Mortalité par cancer

L’analyse ne montre pas de différence statistique entre la mortalité par cancer (deuxième cause de décès) dans la cohorte et chez les autres résidents d’Ozersk (SRR = 0,89 [0,78-1,01] pour les hommes et 0,96 [0,78-1,17] pour les femmes). La comparaison à la population nationale met en évidence une sous-mortalité chez les hommes uniquement (SRR = 0,86 [0,78-0,95] versus 1,01 [0,83-1,22] chez les femmes).

Toutes les localisations de cancers ont été examinées. Des taux de mortalité plus élevés chez les employés de Mayak que dans le reste de la population d’Ozersk sont observés pour le groupe des cancers des os, de la peau et du tissu conjonctif (SRR = 1,25 [0,59-2,67]) et celui des sites « non spécifiés ou autres » (SRR = 1,53 [0,92- 2,55]) chez les hommes, et pour les cancers du foie (SRR = 1,92 [0,57-6,46]), du rectum (SRR = 1,44 [0,66-3,16]), du poumon (SRR = 1,61 [0,79-3,28]), de la sphère génito-urinaire (SRR = 1,13 [0,73-1,74]) ainsi que pour le myélome multiple (SRR = 1,44 [0,41-4,99]) chez les femmes. Pour certains sites, la mortalité est moins élevée dans la cohorte, avec des différences significatives chez les hommes pour la leucémie (SRR = 0,38 [0,15-0,96]) et le groupe des cancers des lèvres, de la bouche et du pharynx (SRR = 0,43 [0,23-0,80]).
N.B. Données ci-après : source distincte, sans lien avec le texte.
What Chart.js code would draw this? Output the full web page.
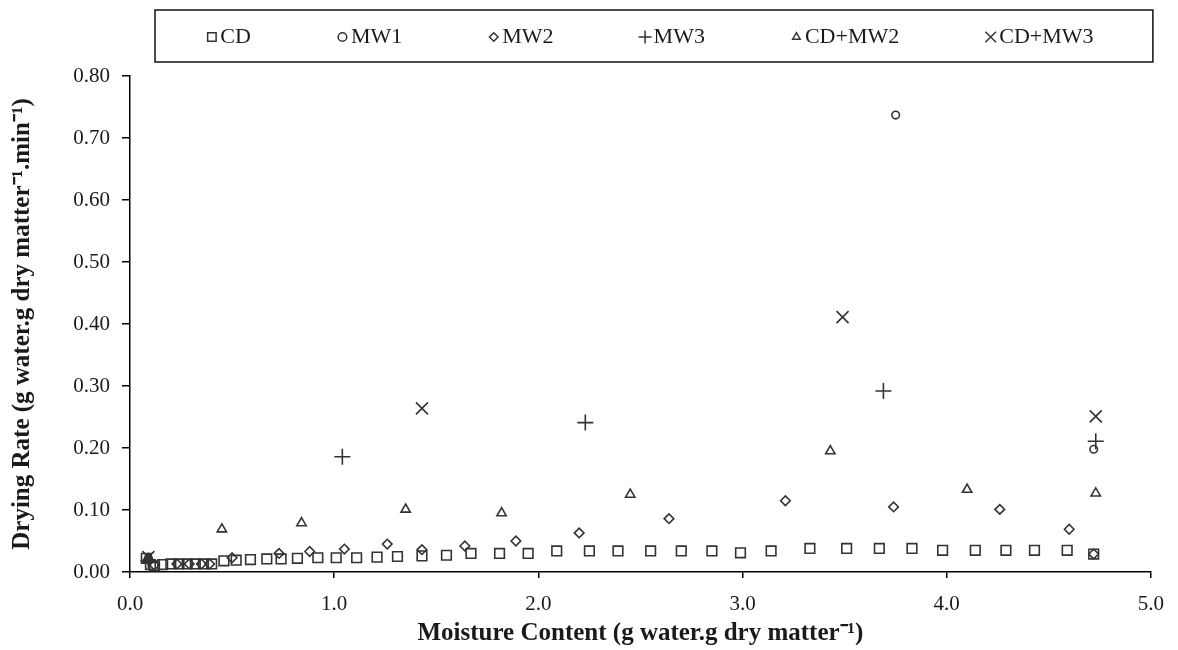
<!DOCTYPE html>
<html>
<head>
<meta charset="utf-8">
<script src="https://cdn.jsdelivr.net/npm/chart.js@4.4.0/dist/chart.umd.min.js"></script>
<style>
  html, body { margin: 0; padding: 0; background: #fff; }
</style>
</head>
<body>
<canvas id="chart" width="1178" height="650"></canvas>
<script>
// series
var seriesNames = ['CD', 'MW1', 'MW2', 'MW3', 'CD+MW2', 'CD+MW3'];

var cdX = [0.08, 0.10, 0.12, 0.16, 0.20, 0.24, 0.28, 0.32, 0.36, 0.40, 0.46, 0.52, 0.59, 0.67, 0.74,
           0.82, 0.92, 1.01, 1.11, 1.21, 1.31, 1.43, 1.55, 1.67, 1.81, 1.95, 2.09, 2.25, 2.39, 2.55,
           2.70, 2.85, 2.99, 3.14, 3.33, 3.51, 3.67, 3.83, 3.98, 4.14, 4.29, 4.43, 4.59, 4.72];
var cdY = [0.022, 0.012, 0.010, 0.012, 0.013, 0.013, 0.013, 0.013, 0.013, 0.013, 0.018, 0.019, 0.020, 0.021, 0.021,
           0.022, 0.023, 0.023, 0.023, 0.024, 0.025, 0.026, 0.027, 0.030, 0.030, 0.030, 0.034, 0.034, 0.034, 0.034,
           0.034, 0.034, 0.031, 0.034, 0.038, 0.038, 0.038, 0.038, 0.035, 0.035, 0.035, 0.035, 0.035, 0.029];

var mw1X = [0.09, 3.75, 4.72];
var mw1Y = [0.022, 0.737, 0.198];

var mw2X = [0.09, 0.12, 0.23, 0.29, 0.35, 0.39, 0.50, 0.73, 0.88, 1.05, 1.26, 1.43, 1.64, 1.89, 2.20,
            2.64, 3.21, 3.74, 4.26, 4.60, 4.72];
var mw2Y = [0.020, 0.011, 0.013, 0.013, 0.013, 0.013, 0.023, 0.030, 0.033, 0.037, 0.045, 0.036, 0.042, 0.050, 0.063,
            0.086, 0.115, 0.105, 0.101, 0.069, 0.029];

var mw3X = [0.09, 1.04, 2.23, 3.69, 4.73];
var mw3Y = [0.018, 0.186, 0.241, 0.292, 0.211];

var cdMw2X = [0.09, 0.45, 0.84, 1.35, 1.82, 2.45, 3.43, 4.10, 4.73];
var cdMw2Y = [0.020, 0.069, 0.079, 0.101, 0.095, 0.125, 0.195, 0.133, 0.127];

var cdMw3X = [0.09, 1.43, 3.49, 4.73];
var cdMw3Y = [0.024, 0.264, 0.411, 0.251];

var xTickValues = [0, 1, 2, 3, 4, 5];
var xTickLabels = ['0.0', '1.0', '2.0', '3.0', '4.0', '5.0'];
var yTickValues = [0, 0.1, 0.2, 0.3, 0.4, 0.5, 0.6, 0.7, 0.8];
var yTickLabels = ['0.00', '0.10', '0.20', '0.30', '0.40', '0.50', '0.60', '0.70', '0.80'];

var FONT = '"Liberation Serif", "Times New Roman", serif';
var INK = '#1a1a1a';

function pairs(xs, ys) {
    return xs.map(function (x, i) { return { x: x, y: ys[i] }; });
}

function series(label, xs, ys, style, radius) {
    return {
        label: label,
        data: pairs(xs, ys),
        pointStyle: style,
        pointRadius: radius,
        pointHoverRadius: radius,
        pointBorderWidth: 1.6,
        borderColor: '#333',
        backgroundColor: 'rgba(0,0,0,0)',
        showLine: false
    };
}

var datasets = [
    series(seriesNames[0], cdX, cdY, 'rect', 6.8),
    series(seriesNames[1], mw1X, mw1Y, 'circle', 3.8),
    series(seriesNames[2], mw2X, mw2Y, 'rectRot', 4.8),
    series(seriesNames[3], mw3X, mw3Y, 'cross', 8),
    series(seriesNames[4], cdMw2X, cdMw2Y, 'triangle', 5.4),
    series(seriesNames[5], cdMw3X, cdMw3Y, 'crossRot', 8.5)
];

// boxed legend across the top, drawn with the library's point helper
var boxLegend = {
    id: 'boxLegend',
    afterDraw: function (chart) {
        var ctx = chart.ctx;
        var area = chart.chartArea;
        var left = area.left + 25, right = area.right + 2, top = 10, bottom = 62;
        var cy = (top + bottom) / 2 + 1;
        ctx.save();
        ctx.strokeStyle = '#111';
        ctx.lineWidth = 1.5;
        ctx.strokeRect(left, top, right - left, bottom - top);

        ctx.font = '22px ' + FONT;
        ctx.textBaseline = 'middle';
        var markW = 11, gap = 3, spacing = 86;
        var widths = datasets.map(function (d) { return markW + gap + ctx.measureText(d.label).width; });
        var total = widths.reduce(function (a, b) { return a + b; }, 0) + spacing * (widths.length - 1);
        var x = (left + right) / 2 - 4 - total / 2;
        datasets.forEach(function (d, i) {
            ctx.strokeStyle = '#333';
            ctx.fillStyle = 'rgba(0,0,0,0)';
            var r = d.pointStyle === 'cross' ? 6.5 : d.pointStyle === 'crossRot' ? 7.5 : (d.pointStyle === 'rect' ? 6 : 4.3);
            Chart.helpers.drawPoint(ctx, { pointStyle: d.pointStyle, radius: r, rotation: 0, borderWidth: 1.4 }, x + markW / 2, cy);
            ctx.fillStyle = INK;
            ctx.fillText(d.label, x + markW + gap, cy);
            x += widths[i] + spacing;
        });
        ctx.restore();
    }
};

new Chart(document.getElementById('chart').getContext('2d'), {
    type: 'scatter',
    data: { datasets: datasets },
    options: {
        responsive: false,
        animation: false,
        layout: { padding: { left: 4, right: 23, top: 76, bottom: 0 } },
        plugins: {
            legend: { display: false },
            tooltip: { enabled: false }
        },
        scales: {
            x: {
                type: 'linear',
                min: 0,
                max: 5,
                afterBuildTicks: function (s) { s.ticks = xTickValues.map(function (v) { return { value: v }; }); },
                ticks: {
                    callback: function (v, i) { return xTickLabels[i]; },
                    font: { family: FONT, size: 21 },
                    color: INK,
                    padding: 14
                },
                grid: { drawOnChartArea: false, drawTicks: true, tickLength: 6, color: '#000', lineWidth: 1.5 },
                border: { color: '#000', width: 1.5 },
                title: {
                    display: true,
                    text: 'Moisture Content (g water.g dry matter\u207B\u00B9)',
                    font: { family: FONT, size: 25, weight: 'bold' },
                    color: INK,
                    padding: { top: 0, bottom: 1 }
                },
                afterFit: function (s) { s.height = 78; }
            },
            y: {
                min: 0,
                max: 0.8,
                afterBuildTicks: function (s) { s.ticks = yTickValues.map(function (v) { return { value: v }; }); },
                ticks: {
                    callback: function (v, i) { return yTickLabels[i]; },
                    font: { family: FONT, size: 21 },
                    color: INK,
                    padding: 12
                },
                grid: { drawOnChartArea: false, drawTicks: true, tickLength: 8, color: '#000', lineWidth: 1.5 },
                border: { color: '#000', width: 1.5 },
                title: {
                    display: true,
                    text: 'Drying Rate (g water.g dry matter\u207B\u00B9.min\u207B\u00B9)',
                    font: { family: FONT, size: 25, weight: 'bold' },
                    color: INK,
                    padding: { top: 4, bottom: 4 }
                },
                afterFit: function (s) { s.width = 126; }
            }
        }
    },
    plugins: [boxLegend]
});
</script>
</body>
</html>
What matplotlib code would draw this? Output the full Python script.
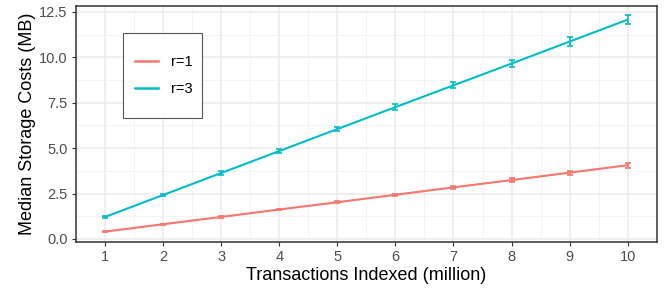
import numpy as np
import matplotlib.pyplot as plt
from matplotlib.ticker import MultipleLocator
from matplotlib.lines import Line2D
from matplotlib.patches import Rectangle

plt.rcParams['font.family'] = ['Liberation Sans', 'DejaVu Sans']

# data
tx = [1, 2, 3, 4, 5, 6, 7, 8, 9, 10]
r1 = [0.40, 0.81, 1.21, 1.62, 2.02, 2.43, 2.84, 3.24, 3.65, 4.06]
r1_err = [0.02, 0.03, 0.04, 0.05, 0.06, 0.07, 0.08, 0.09, 0.11, 0.14]
r3 = [1.21, 2.42, 3.63, 4.84, 6.05, 7.26, 8.46, 9.66, 10.87, 12.08]
r3_err = [0.05, 0.07, 0.09, 0.11, 0.13, 0.15, 0.17, 0.20, 0.23, 0.26]

series = [('r=1', r1, r1_err, '#F8766D'), ('r=3', r3, r3_err, '#00BFC4')]


def main():
	fig = plt.figure(figsize=(6.66, 2.88), dpi=100)
	ax = fig.add_axes([0.1141, 0.160, 0.872, 0.8205])

	for lab, ys, err, c in series:
		ax.errorbar(tx, ys, yerr=err, color=c, lw=1.5, capsize=2.2,
			capthick=1.2, elinewidth=1.2, zorder=3)

	ax.set_xlim(0.5, 10.5)
	ax.set_ylim(-0.165, 12.85)
	ax.set_xticks(tx)
	ax.yaxis.set_major_locator(MultipleLocator(2.5))
	ax.yaxis.set_major_formatter(plt.FuncFormatter(lambda v, p: '%.1f' % v))
	ax.xaxis.set_minor_locator(MultipleLocator(1, offset=0.5))
	ax.yaxis.set_minor_locator(MultipleLocator(2.5, offset=1.25))

	ax.grid(True, which='major', color='#EBEBEB', lw=1.1, zorder=0)
	ax.grid(True, which='minor', color='#F2F2F2', lw=0.6, zorder=0)
	ax.set_axisbelow(True)
	ax.tick_params(which='major', length=3, color='#333333', labelsize=10.5,
		labelcolor='#4D4D4D', pad=3)
	ax.tick_params(which='minor', length=0)
	for s in ax.spines.values():
		s.set_color('#333333')
		s.set_linewidth(1.1)

	ax.set_xlabel('Transactions Indexed (million)', fontsize=13, labelpad=2)
	ax.set_ylabel('Median Storage Costs (MB)', fontsize=13, labelpad=2)

	# legend box drawn by hand, ggplot-like
	box = Rectangle((0.081, 0.525), 0.136, 0.36, transform=ax.transAxes,
		facecolor='white', edgecolor='#555555', lw=0.8, zorder=4)
	ax.add_patch(box)
	handles = [Line2D([], [], color=c, lw=1.8) for _, _, _, c in series]
	labels = [lab for lab, _, _, _ in series]
	leg = ax.legend(handles, labels, loc='center', bbox_to_anchor=(0.151, 0.705),
		frameon=False, fontsize=10.5, handlelength=1.6, labelspacing=0.9,
		handletextpad=0.9, borderaxespad=0, borderpad=0)
	leg.set_zorder(5)

	fig.savefig('out.png', dpi=100)
	plt.close()


if __name__ == '__main__':
	main()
L’analyse par comparaison à la population nationale retrouve un excès de risque de décès par myélome multiple chez les femmes, qui est alors significatif (SRR = 3,36 [1,10-10,25]), et indique une surmortalité par cancer rectal chez les hommes (SRR = 1,46 [1,04-2,06]). Dans ce sexe, la sous-mortalité par cancers des lèvres, de la bouche et du pharynx (SRR = 0,54 [0,32- 0,96]), cancers du foie (SRR = 0,19 [0,06- 0,58]) et du poumon (SRR = 0,77 [0,64-0,91]) soutient l’hypothèse d’une moindre intoxication alcoolo-tabagique des travailleurs de Mayak. D’une manière générale, cette cohorte se distingue probablement de la population générale par un mode de vie plus sain. L’accès au dépistage, à des soins de qualité et l’effet « travailleur sain » peuvent aussi contribuer aux résultats obtenus. Les auteurs en relèvent deux difficiles à interpréter. Le premier est l’écart de mortalité par cancers d’origine non déterminée entre les travailleurs de Mayak et le reste de la population d’Ozersk, qui pourrait être lié à des pratiques différentes dans les deux populations (autopsies, critères pour l’enregistrement des causes de décès). Le second est la divergence entre les travailleurs et la population générale en ce qui concerne la mortalité par myélome multiple (excès de risque significatif chez les femmes seulement, mais SRR augmenté chez les hommes également : 1,86 [0,77-4,47]), associée à la tendance inverse pour la leucémie (SRR = 0,52 [0,23-1,17] chez les hommes et 0,46 [0,10-2,01] chez les femmes), au sein de taux de décès par hémopathie maligne comparables entre les deux populations.

L’examen des tendances évolutives à long terme (concernant la mortalité toutes causes, par cancer, de cause cardiovasculaire, par blessures et empoisonnements, et la mortalité due à d’autres causes) montre que la tendance dans la cohorte suit les tendances observées dans le reste de la population d’Ozersk ainsi qu’au plan national. Les mouvements « abrupts » à la hausse ou à la baisse parfois décrits à l’échelle nationale sont généralement atténués dans la cohorte.

 

Laurence Nicolle-Mir

 

Publication analysée :

Deltour I, Tretyakov F, Tsareva Y, Azizova T, Schüz J. Mortality of populations potentially exposed to ionising radiations, 1953-2010, in the closed city of Ozyorsk, Southern Urals: a descriptive study. Environ Health 2015; 14: 91.

Section of environment and radiation, International Agency for Research on Cancer (IARC), Lyon, France.